After meticulous testing at the Porton Down Naval Laboratory in
England, two samples were found to contain degradation products of
mustard gas, and two showed breakdown products of sarin. Other
attempts to analyze soil samples after the fact have all turned up
negative.
"We looked in the bomb crater itself — in one case under a piece of
shell — where concentrations were higher," Mr. Hay said.
The long-term health problems of patients from the area offer
indirect evidence of chemical weapons use. But survivors tend to
have vague conditions, like chronic bronchitis or pain, that have
many other possible causes. Mustard gas causes breathing problems,
but no studies have been performed to define the link between
exposure to nerve gases and long-term health problems, experts said.
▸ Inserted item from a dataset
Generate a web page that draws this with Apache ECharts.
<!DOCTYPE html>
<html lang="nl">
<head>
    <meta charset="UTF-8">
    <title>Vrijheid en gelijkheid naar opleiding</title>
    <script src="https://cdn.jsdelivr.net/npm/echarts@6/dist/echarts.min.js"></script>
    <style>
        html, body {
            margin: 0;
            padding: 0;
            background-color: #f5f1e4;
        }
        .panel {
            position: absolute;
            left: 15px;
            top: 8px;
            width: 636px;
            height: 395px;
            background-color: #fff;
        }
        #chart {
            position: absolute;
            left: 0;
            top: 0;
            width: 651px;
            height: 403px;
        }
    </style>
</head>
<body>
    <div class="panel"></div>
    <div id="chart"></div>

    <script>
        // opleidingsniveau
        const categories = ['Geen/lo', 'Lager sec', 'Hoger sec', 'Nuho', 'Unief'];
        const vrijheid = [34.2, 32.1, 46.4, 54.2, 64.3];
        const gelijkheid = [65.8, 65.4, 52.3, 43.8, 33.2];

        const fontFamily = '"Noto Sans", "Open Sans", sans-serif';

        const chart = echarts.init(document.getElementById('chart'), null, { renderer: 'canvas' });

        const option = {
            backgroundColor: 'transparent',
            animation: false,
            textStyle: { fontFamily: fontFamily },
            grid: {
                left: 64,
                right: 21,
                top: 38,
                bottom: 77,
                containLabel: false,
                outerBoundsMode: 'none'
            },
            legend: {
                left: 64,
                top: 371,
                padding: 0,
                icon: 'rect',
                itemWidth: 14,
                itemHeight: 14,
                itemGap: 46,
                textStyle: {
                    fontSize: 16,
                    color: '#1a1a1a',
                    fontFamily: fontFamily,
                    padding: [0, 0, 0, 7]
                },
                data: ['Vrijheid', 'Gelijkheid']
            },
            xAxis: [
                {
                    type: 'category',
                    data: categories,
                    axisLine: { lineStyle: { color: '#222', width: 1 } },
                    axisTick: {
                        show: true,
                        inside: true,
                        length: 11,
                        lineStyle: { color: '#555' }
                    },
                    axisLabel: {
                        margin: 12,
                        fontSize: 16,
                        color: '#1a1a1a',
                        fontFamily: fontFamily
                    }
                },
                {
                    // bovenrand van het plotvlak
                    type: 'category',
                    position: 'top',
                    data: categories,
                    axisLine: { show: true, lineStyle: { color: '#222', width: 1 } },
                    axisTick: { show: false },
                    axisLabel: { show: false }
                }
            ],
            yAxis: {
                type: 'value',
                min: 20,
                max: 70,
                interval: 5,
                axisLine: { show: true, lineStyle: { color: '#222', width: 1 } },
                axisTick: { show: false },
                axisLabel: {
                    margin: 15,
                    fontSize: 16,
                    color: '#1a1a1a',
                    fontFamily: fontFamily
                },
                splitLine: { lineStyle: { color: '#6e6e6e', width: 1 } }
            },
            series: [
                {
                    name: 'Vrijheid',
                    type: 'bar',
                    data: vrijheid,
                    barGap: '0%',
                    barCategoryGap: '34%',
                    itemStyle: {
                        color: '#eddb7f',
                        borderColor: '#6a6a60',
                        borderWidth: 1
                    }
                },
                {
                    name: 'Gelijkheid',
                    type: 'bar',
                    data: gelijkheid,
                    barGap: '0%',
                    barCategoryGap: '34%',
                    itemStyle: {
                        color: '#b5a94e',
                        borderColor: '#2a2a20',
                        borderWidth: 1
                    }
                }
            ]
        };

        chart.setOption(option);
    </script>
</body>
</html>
Dr. Talabani said that more than 300 patients she has been studying,
who were exposed in childhood, seemed to have an "extremely high
incidence of illness." She determined exposure according to the
history patients relayed: a history of chemical burns indicated
exposure to mustard gas, while lack of coordination or seizures
after an airstrike indicated a nerve agent.
"Unfortunately little is known because this is the first group
studied," Dr. Talabani said. "There are very severe breathing
problems, skin problems and eye problems, such as corneal scarring
that has already required transplants."
Over the years, a large number of former Iranian soldiers and a
smaller number of Kurds who say they were exposed to chemical
weapons have been seen at European hospitals with a broad range of
medical complaints. There are no blood tests that serve as markers
for chemical exposure, though scientists like Mr. Hay say such
"tracks" could be discovered with research.
"Diagnosis was based on clinical history and signs and symptoms,"
Mr. Willems said.
Because of the lack of hard data and the imprecise testing, there is
some disagreement about how many people were affected and what
chemical compounds were used.
Dr. Heyndrickx says he believes that the Iraqi Army used cyanide and
biological toxins as well as mustard gas and sarin, making him
somewhat of a maverick in the field, since most other scientists
feel that the evidence doesn't support this claim.
Still, he was one of the few Western experts in Halabja just after
the attack, and the samples in his lab, particularly the clothing,
could still provide valuable clues if they were properly sealed and
stored, Mr. Hay said.
"People now tend to say it's obvious that Saddam committed crimes,
but for legal and international standards we need to have evidence,"
said Mr. Haji, the researcher, whose testimony has been accepted by
the court. "Only then can people who were exposed be compensated."